Gloss si era da poco trasferita in un’amena località montana, destinazione turistica internazionale, famosa per un’edizione delle Olimpiadi nei primi anni Duemila, stazione sciistica votata allo snowboard d’inverno e al downhill d’estate. Su indicazione dei Responsabili milanesi, sviluppò da subito contatti con la comunità di buddisti locali, ma anche con altre persone non necessariamente ispirate dalla stessa filosofia di vita. Tra queste, ce n’era una che gestiva un negozio di accessori moda sulla via chic dove lei stessa abitava, nel quale si infilava spesso la propria figliola, disabile ma attenta ai rapporti interpersonali e curiosa di tutto ciò che costruisce il look femminile, dagli occhiali ai tacchi. Gestora del negozio da oltre vent’anni, la nuova amica di Gloss rappresentava, per la comunità buddista e non, il gazzettino della cittadina e, secondo il delicato quanto inesorabile principio comune a piccole città e paesi che prevede l’impossibilità di recuperare gli individui già etichettati negativamente, quella gestora restava invisa anche a coloro che avrebbero dovuto fare della compassione in senso buddista il proprio timone di vita.
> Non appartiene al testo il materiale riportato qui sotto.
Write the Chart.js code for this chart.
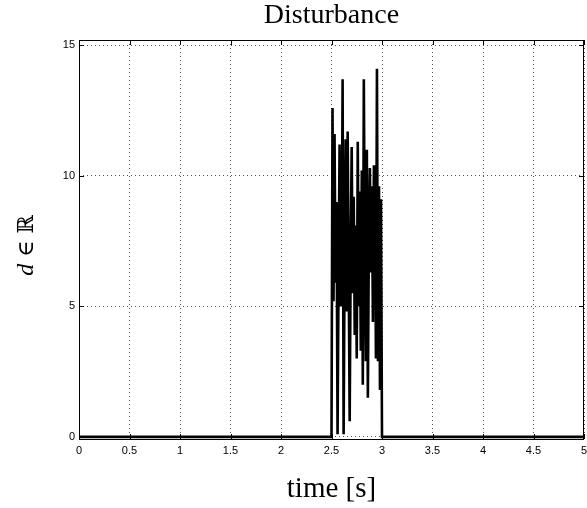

Ma alla novella residente le chiacchiere non importavano, sapendo che una forte determinazione trasforma ciò che appare impossibile in possibile. Ne aveva già avuto diverse prove concrete nella propria vita, anche da non buddista. La gestora si confidava spesso con lei, di come si sentisse esclusa da quelle che un tempo riteneva amiche sue, mentre la signora confidava le difficoltà che incontrava nel crescere la figlia disabile, ormai ragazzina, e di come la pratica buddista aiutasse entrambe.
Una mattina, al termine della spesa fatta nel negozio di alimentari posto frontalmente, non trovandosi accontentata negli acquisti di mamma Gloss e piangendo a dirotto perché avrebbe voluto il cioccolato al latte anziché quello fondente, la ragazzina si infilò nel negozio della gestora in cerca di consolazione. Gloss spiegò alla gestora il motivo. Congiungendo le manine, la ragazzina pronunciò NAM MYOHO RENGE KYO e di colpo smise di piangere. La gestora affermò che se davvero funzionava così, avrebbe dovuto provare.
Da quel giorno sono trascorsi tre anni, tante cose sono cambiate nelle singole vite di queste protagoniste, in bene o in male. Il marito della gestora ha rimesso un’attività in proprio, non ricavandone che magri guadagni e grandi debiti. La gestora stessa perse il lavoro che sembrava assolutamente tranquillo e radicato nella realtà ventennale della cittadina. Gloss dal canto suo, alla mancanza di lavoro riusciva a sopperire sempre; risolse con la determinazione di trovare una cura specifica per la figlia con sopraggiunte crisi psicotiche, gli anni di singletudine inveterata cancellati di colpo con l’arrivo di un partner ammirato e stimato da tutti, pure buddista. La gestora nel frattempo, da una parente buddista, riceveva maggiori ragguagli sulla pratica e ripetuti inviti a unirsi al gruppo. Non è chiaro cosa abbia convinto la gestora, se un’azione combinata delle buddiste o le prove concrete di Gloss che progrediva seppur tra mille difficoltà. Probabilmente non fu una singola cosa tra tutte queste, ma la loro felice combinazione, fatto sta che determinò di ricevere il Gohonzon proprio in corrispondenza dell’anniversario della Fondazione Soka.
Sensei scrive: “Per raggiungere un’espansione senza precedenti in questo breve lasso di tempo, occorre raccogliere una grande saggezza. Sono sicuro che state pensando a quante persone avete introdotto al buddismo negli ultimi mesi e non sapete a chi altro parlare di Buddismo. Questo modo di pensare è un ostacolo. Dove si trova l’ostacolo? E’ nella nostra mente. Siamo noi stessi a crearlo. Intorno a noi ci sono tante persone a cui potremmo parlare del Buddismo. Probabilmente non abbiamo ancora avuto l’opportunità di farlo oppure non abbiamo avuto con loro un dialogo approfondito. E’ qui che serve la saggezza, ovvero capire come dialogare per toccare il cuore degli altri” (NRU, 17 185).
Gloss ha bene in mente questo passaggio e mai, mai si è lasciata fermare da menti chiuse, da apparenti muri, da località bigotte. Sa che ogni volta che incontra qualcuno di nuovo, davanti a sé trova un Budda: anche se si tratta di una persona sbagliata, c’è sempre da imparare (magari standone lontani). Ha appreso ad usare il potere del Daimoku che avvicina misticamente le persone distanti. Ha studiato per utilizzare il proprio ego sempre insieme a Sensei, trasformando i propri difetti caratteriali in pregi vittoriosi per la Soka Gakkai, per la gente non buddista, per se stessa.